Potensi luar biasa terus diasah dan dikembangkan hingga akhirnya Yana memilih bulu tangkis sebagai jalan hidup masa depan, mengorbankan pendidikan formal. ”Yana seperti berjudi dengan masa depannya. Kalau gagal, orangtuanya sudah menyiapkan pekerjaan menjaga toko, meneruskan usaha jual oli ayahnya. Yana terampil mengganti oli hingga membuka ban mobil ataupun sepeda motor di tempat usaha orangtuanya,” tutur Honce Maramis.

Masa sulit kembali dialami Yana saat jatuh bangun seorang diri merintis karier di Jakarta, dalam tiga tahun pertama. Sementara penghasilan Benno pas-pasan saja dari berdagang pelumas. ”Yana menangis tersedu saat harus berpisah dengan saya yang harus kembali ke Manado. Air mata Yana membasahi sepiring nasinya. Waktu itu Yana 13 tahun,” kenang Olly.

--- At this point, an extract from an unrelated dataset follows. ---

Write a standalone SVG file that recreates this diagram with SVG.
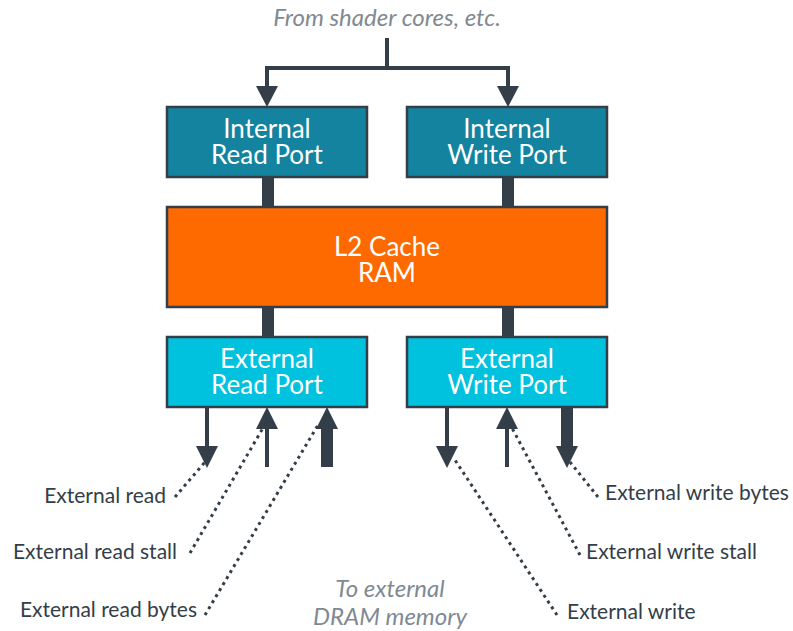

Yang unik, saat berlatih di Jakarta, nama Yana berubah jadi Butet. Seorang temannya yang berlatih di Bimantara Tangkas memanggil Yana dengan Butet, yang berarti anak bungsu kesayangan. Itu berawal dari kebiasaan Yana yang selalu menangis saat menelepon ibunya.

Saat berlaga di Medan, temannya dari tribune meneriakkan nama Butet untuk menyemangati. Teriakan itu diikuti penonton. Butet pun menjadi nama keberuntungan Yana, ia pun menang. Meski demikian, ujar Olly, keluarganya tetap memanggil Yana.

Kedua orangtua Yana, Benno dan Olly, berhasrat anaknya bisa pulang ke Manado sehari untuk diarak keliling kota seperti dilakukan Kemenpora di Jakarta.

”Saya minta Yana pulang dulu dan warga siap mengarak keliling kota. Masyarakat Manado bangga dengan Yana. Ini juga bagian dari kebanggaan kami sebagai warga Manado,” kata Benny Alo Tenda, tokoh pemuda di Manado.